▶ _EXERCISE_: Count the lines containing "React". Give the number alone.

▶ _GIVEN INFORMATION_:
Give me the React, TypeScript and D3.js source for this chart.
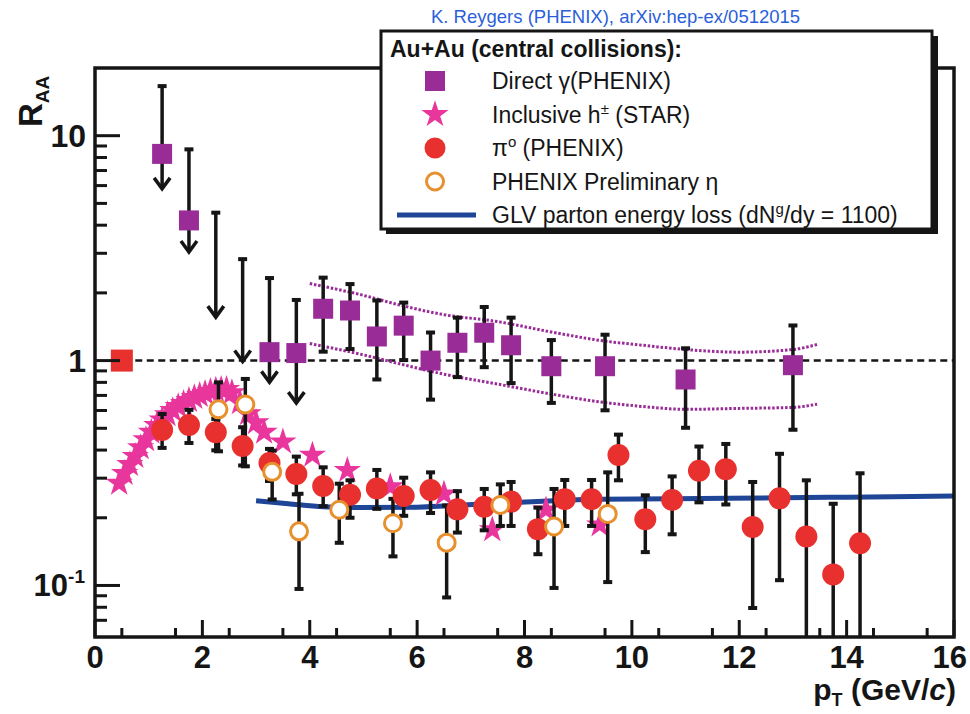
import React from "react";
import * as d3 from "d3";

const W = 970;
const H = 714;

// ---- Direct photons (PHENIX): upper limits drawn as arrows ----
const limitPt = [1.25, 1.75, 2.25, 2.75, 3.25, 3.75];
const limitTop = [16.7, 8.74, 4.57, 2.84, 2.34, 1.87];
const limitTip = [5.8, 3.04, 1.56, 0.99, 0.8, 0.647];
const limitVal: (number | null)[] = [8.3, 4.2, null, null, 1.09, 1.08];

// ---- Direct photons (PHENIX): measured points ----
const gammaPt = [4.25, 4.75, 5.25, 5.75, 6.25, 6.75, 7.25, 7.75, 8.5, 9.5, 11, 13];
const gammaVal = [1.7, 1.67, 1.28, 1.43, 1.0, 1.2, 1.33, 1.17, 0.944, 0.944, 0.824, 0.954];
const gammaHi = [2.35, 2.2, 1.86, 1.82, 1.34, 1.56, 1.74, 1.56, 1.24, 1.31, 1.14, 1.44];
const gammaLo = [1.09, 1.12, 0.82, 1.0, 0.667, 0.84, 0.93, 0.79, 0.645, 0.598, 0.5, 0.49];

// systematic band around the photon points
const bandPt = [4.0, 5.0, 5.7, 6.5, 7.5, 8.5, 9.4, 10.2, 11.0, 12.0, 13.0, 13.45];
const bandUpper = [2.2, 1.95, 1.76, 1.6, 1.49, 1.34, 1.23, 1.17, 1.12, 1.09, 1.12, 1.18];
const bandLower = [1.19, 1.06, 0.964, 0.87, 0.786, 0.71, 0.655, 0.625, 0.607, 0.613, 0.619, 0.64];

// ---- Inclusive charged hadrons (STAR) ----
const hPt = [
  0.45, 0.55, 0.65, 0.75, 0.85, 0.95, 1.05, 1.15, 1.25, 1.35, 1.45, 1.55, 1.65, 1.75,
  1.85, 1.95, 2.05, 2.15, 2.25, 2.35, 2.45, 2.55, 2.7, 2.85, 3.0, 3.15, 3.5, 4.05,
  4.7, 5.5, 6.5, 7.4, 8.4, 9.4,
];
const hVal = [
  0.285, 0.315, 0.345, 0.375, 0.41, 0.445, 0.48, 0.515, 0.545, 0.575, 0.6, 0.625, 0.645, 0.665,
  0.685, 0.7, 0.715, 0.73, 0.74, 0.745, 0.745, 0.72, 0.65, 0.58, 0.53, 0.48, 0.435, 0.38,
  0.325, 0.275, 0.255, 0.177, 0.217, 0.186,
];

// ---- Neutral pions (PHENIX) ----
const pi0Pt = [
  1.25, 1.75, 2.25, 2.75, 3.25, 3.75, 4.25, 4.75, 5.25, 5.75, 6.25, 6.75, 7.25, 7.75,
  8.25, 8.75, 9.25, 9.75, 10.25, 10.75, 11.25, 11.75, 12.25, 12.75, 13.25, 13.75, 14.25,
];
const pi0Val = [
  0.491, 0.517, 0.48, 0.417, 0.35, 0.313, 0.277, 0.253, 0.27, 0.25, 0.266, 0.218, 0.224, 0.236,
  0.178, 0.242, 0.242, 0.38, 0.197, 0.24, 0.324, 0.329, 0.182, 0.244, 0.165, 0.112, 0.154,
];
const pi0Hi = [
  0.582, 0.607, 0.553, 0.508, 0.407, 0.376, 0.337, 0.295, 0.328, 0.303, 0.32, 0.264, 0.27, 0.29,
  0.223, 0.296, 0.296, 0.471, 0.253, 0.307, 0.417, 0.428, 0.29, 0.387, 0.295, 0.232, 0.317,
];
const pi0Lo = [
  0.407, 0.428, 0.397, 0.34, 0.29, 0.253, 0.224, 0.199, 0.218, 0.203, 0.209, 0.171, 0.175, 0.183,
  0.137, 0.183, 0.183, 0.292, 0.14, 0.168, 0.233, 0.228, 0.079, 0.105, 0.04, 0.04, 0.04,
];

// ---- Eta mesons (PHENIX preliminary) ----
const etaPt = [2.3, 2.8, 3.3, 3.8, 4.55, 5.55, 6.55, 7.55, 8.55, 9.55];
const etaVal = [0.607, 0.638, 0.32, 0.174, 0.217, 0.189, 0.155, 0.228, 0.183, 0.208];
const etaHi = [0.804, 0.833, 0.4, 0.257, 0.285, 0.244, 0.228, 0.283, 0.27, 0.32];
const etaLo = [0.393, 0.337, 0.24, 0.096, 0.154, 0.134, 0.088, 0.183, 0.097, 0.103];

// ---- GLV parton energy loss curve ----
const glvPt = [3.0, 3.6, 4.25, 4.9, 6.0, 7.5, 9.4, 11.8, 14.0, 16.0];
const glvVal = [0.238, 0.231, 0.224, 0.222, 0.223, 0.232, 0.242, 0.244, 0.247, 0.25];

// normalisation uncertainty box at R_AA = 1
const normPt = 0.5;
const normVal = 1;

// ---- axes ----
const xMajor = [0, 2, 4, 6, 8, 10, 12, 14, 16];
const xMinor = d3.range(0.5, 16, 1);
const yMajor = [0.1, 1, 10];
const yMinor = [0.07, 0.08, 0.09, 0.2, 0.3, 0.4, 0.5, 0.6, 0.7, 0.8, 0.9, 2, 3, 4, 5, 6, 7, 8, 9];

const PURPLE = "#9a2c98";
const PINK = "#e8369d";
const RED = "#e8302e";
const ORANGE = "#e8902e";
const BLUE = "#1f4597";
const BLACK = "#151515";
const FONT = "'Liberation Sans', Arial, Helvetica, sans-serif";

const plot = { left: 95, right: 954, top: 68, bottom: 637 };

const x = d3.scaleLinear().domain([0, 16]).range([plot.left, plot.right]);
const y = d3.scaleLog().domain([0.059, 20]).range([plot.bottom, plot.top]);

const starGen = d3.symbol().type(d3.symbolStar);

function ErrorBar({ px, hi, lo }: { px: number; hi: number; lo: number }) {
  const cx = x(px);
  const y1 = y(hi);
  const y2 = y(lo);
  return (
    <g>
      <line x1={cx} x2={cx} y1={y1} y2={y2} stroke={BLACK} strokeWidth={3.5} />
      <rect x={cx - 4.5} y={y1 - 1.5} width={9} height={4} fill={BLACK} />
      <rect x={cx - 4.5} y={y2 - 2.5} width={9} height={4} fill={BLACK} />
    </g>
  );
}

export default function App() {
  const bandLine = d3
    .line<number>()
    .x((_, i) => x(bandPt[i]))
    .curve(d3.curveMonotoneX);
  const upperPath = bandLine.y((d) => y(d))(bandUpper) || "";
  const lowerPath = bandLine.y((d) => y(d))(bandLower) || "";

  const glvPath =
    d3
      .line<number>()
      .x((_, i) => x(glvPt[i]))
      .y((d) => y(d))
      .curve(d3.curveMonotoneX)(glvVal) || "";

  const legendRows = [81, 114.5, 148, 181.5, 215];
  const legX = 435;
  const legTextX = 492;
  const lastTick = xMajor[xMajor.length - 1];

  return (
    <div style={{ position: "absolute", left: 0, top: 0 }}>
      <svg width={W} height={H} viewBox={`0 0 ${W} ${H}`} style={{ display: "block", background: "#fff" }}>
        <defs>
          <clipPath id="plotClip">
            <rect x={plot.left} y={plot.top} width={plot.right - plot.left} height={plot.bottom - plot.top} />
          </clipPath>
        </defs>

        {/* title */}
        <text x={431} y={23} fontFamily={FONT} fontSize={18.5} fill="#2b5fd9">
          K. Reygers (PHENIX), arXiv:hep-ex/0512015
        </text>

        <g clipPath="url(#plotClip)">
          {/* R_AA = 1 reference */}
          <line
            x1={x(0.75)}
            x2={plot.right}
            y1={y(1)}
            y2={y(1)}
            stroke={BLACK}
            strokeWidth={2.5}
            strokeDasharray="7 4.5"
          />
          <rect x={x(normPt) - 11} y={y(normVal) - 11} width={22} height={22} fill={RED} />

          {/* systematic band of photon points */}
          <path d={upperPath} fill="none" stroke={PURPLE} strokeWidth={3} strokeDasharray="2.5 1.8" />
          <path d={lowerPath} fill="none" stroke={PURPLE} strokeWidth={3} strokeDasharray="2.5 1.8" />

          {/* GLV curve */}
          <path d={glvPath} fill="none" stroke={BLUE} strokeWidth={5} />

          {/* STAR hadrons */}
          {hPt.map((p, i) => (
            <path
              key={`h${i}`}
              d={starGen.size(230)() || ""}
              transform={`translate(${x(p)},${y(hVal[i])})`}
              fill={PINK}
            />
          ))}

          {/* error bars */}
          {pi0Pt.map((p, i) => (
            <ErrorBar key={`pe${i}`} px={p} hi={pi0Hi[i]} lo={pi0Lo[i]} />
          ))}
          {etaPt.map((p, i) => (
            <ErrorBar key={`ee${i}`} px={p} hi={etaHi[i]} lo={etaLo[i]} />
          ))}
          {gammaPt.map((p, i) => (
            <ErrorBar key={`ge${i}`} px={p} hi={gammaHi[i]} lo={gammaLo[i]} />
          ))}

          {/* upper limits */}
          {limitPt.map((p, i) => {
            const cx = x(p);
            const yt = y(limitTop[i]);
            const yb = y(limitTip[i]);
            return (
              <g key={`lim${i}`}>
                <line x1={cx} x2={cx} y1={yt} y2={yb} stroke={BLACK} strokeWidth={3.5} />
                <rect x={cx - 4.5} y={yt - 1.5} width={9} height={4} fill={BLACK} />
                <path
                  d={`M${cx - 8},${yb - 11} L${cx},${yb} L${cx + 8},${yb - 11}`}
                  fill="none"
                  stroke={BLACK}
                  strokeWidth={3.5}
                />
                {limitVal[i] !== null && (
                  <rect
                    x={cx - 10}
                    y={y(limitVal[i] as number) - 10}
                    width={20}
                    height={20}
                    fill={PURPLE}
                  />
                )}
              </g>
            );
          })}

          {/* photon points */}
          {gammaPt.map((p, i) => (
            <rect key={`g${i}`} x={x(p) - 10} y={y(gammaVal[i]) - 10} width={20} height={20} fill={PURPLE} />
          ))}

          {/* pi0 */}
          {pi0Pt.map((p, i) => (
            <circle key={`p${i}`} cx={x(p)} cy={y(pi0Val[i])} r={11} fill={RED} />
          ))}

          {/* eta */}
          {etaPt.map((p, i) => (
            <circle
              key={`e${i}`}
              cx={x(p)}
              cy={y(etaVal[i])}
              r={8.5}
              fill="#fff"
              stroke={ORANGE}
              strokeWidth={3}
            />
          ))}
        </g>

        {/* frame */}
        <rect
          x={plot.left}
          y={plot.top}
          width={plot.right - plot.left}
          height={plot.bottom - plot.top}
          fill="none"
          stroke={BLACK}
          strokeWidth={3.5}
        />

        {/* x ticks */}
        {xMajor.map((t) => (
          <line key={`xM${t}`} x1={x(t)} x2={x(t)} y1={plot.bottom} y2={plot.bottom - 17} stroke={BLACK} strokeWidth={3} />
        ))}
        {xMinor.map((t) => (
          <line key={`xm${t}`} x1={x(t)} x2={x(t)} y1={plot.bottom} y2={plot.bottom - 9} stroke={BLACK} strokeWidth={3} />
        ))}
        {xMajor.map((t) => (
          <text
            key={`xl${t}`}
            x={t === lastTick ? W - 3 : x(t)}
            y={668}
            textAnchor={t === lastTick ? "end" : "middle"}
            fontFamily={FONT}
            fontWeight="bold"
            fontSize={31}
            fill={BLACK}
          >
            {t}
          </text>
        ))}

        {/* y ticks */}
        {yMajor.map((t) => (
          <line key={`yM${t}`} x1={plot.left} x2={plot.left + 25} y1={y(t)} y2={y(t)} stroke={BLACK} strokeWidth={3} />
        ))}
        {yMinor.map((t) => (
          <line key={`ym${t}`} x1={plot.left} x2={plot.left + 12} y1={y(t)} y2={y(t)} stroke={BLACK} strokeWidth={3} />
        ))}
        <text x={86} y={y(10) + 11.5} textAnchor="end" fontFamily={FONT} fontWeight="bold" fontSize={32} fill={BLACK}>
          10
        </text>
        <text x={86} y={y(1) + 11.5} textAnchor="end" fontFamily={FONT} fontWeight="bold" fontSize={32} fill={BLACK}>
          1
        </text>
        <text x={85} y={y(0.1) + 11} textAnchor="end" fontFamily={FONT} fontWeight="bold" fontSize={31} fill={BLACK}>
          10
          <tspan fontSize={19} dy={-13}>
            -1
          </tspan>
        </text>

        {/* axis titles */}
        <text transform="translate(42,127) rotate(-90)" fontFamily={FONT} fontWeight="bold" fill={BLACK}>
          <tspan fontSize={33}>R</tspan>
          <tspan fontSize={19} dy={7}>
            AA
          </tspan>
        </text>
        <text x={956} y={700} textAnchor="end" fontFamily={FONT} fontWeight="bold" fill={BLACK} fontSize={30}>
          p
          <tspan fontSize={18} dy={6}>
            T
          </tspan>
          <tspan dy={-6}> (GeV/</tspan>
          <tspan fontStyle="italic">c</tspan>)
        </text>

        {/* legend */}
        <rect x={386} y={36} width={552} height={198} fill={BLACK} />
        <rect x={381} y={31} width={551} height={198} fill="#fff" stroke={BLACK} strokeWidth={3} />
        <text x={390} y={57} fontFamily={FONT} fontWeight="bold" fontSize={23} fill={BLACK}>
          Au+Au (central collisions):
        </text>

        <rect x={legX - 10} y={legendRows[0] - 10} width={20} height={20} fill={PURPLE} />
        <path d={starGen.size(230)() || ""} transform={`translate(${legX},${legendRows[1]})`} fill={PINK} />
        <circle cx={legX} cy={legendRows[2]} r={10.5} fill={RED} />
        <circle cx={legX} cy={legendRows[3]} r={8.5} fill="#fff" stroke={ORANGE} strokeWidth={3} />
        <line x1={397} x2={476} y1={legendRows[4]} y2={legendRows[4]} stroke={BLUE} strokeWidth={5} />

        <g fontFamily={FONT} fontSize={23} fill={BLACK}>
          <text x={legTextX} y={legendRows[0] + 8}>
            Direct γ(PHENIX)
          </text>
          <text x={legTextX} y={legendRows[1] + 8}>
            Inclusive h
            <tspan fontSize={15} dy={-9}>
              ±
            </tspan>
            <tspan dy={9}> (STAR)</tspan>
          </text>
          <text x={legTextX} y={legendRows[2] + 8}>
            π
            <tspan fontSize={15} dy={-9}>
              o
            </tspan>
            <tspan dy={9}> (PHENIX)</tspan>
          </text>
          <text x={legTextX} y={legendRows[3] + 8}>
            PHENIX Preliminary η
          </text>
          <text x={legTextX} y={legendRows[4] + 8}>
            GLV parton energy loss (dN
            <tspan fontSize={15} dy={-9}>
              g
            </tspan>
            <tspan dy={9}>/dy = 1100)</tspan>
          </text>
        </g>
      </svg>
    </div>
  );
}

▶ _EXPECTED ANSWER_: 2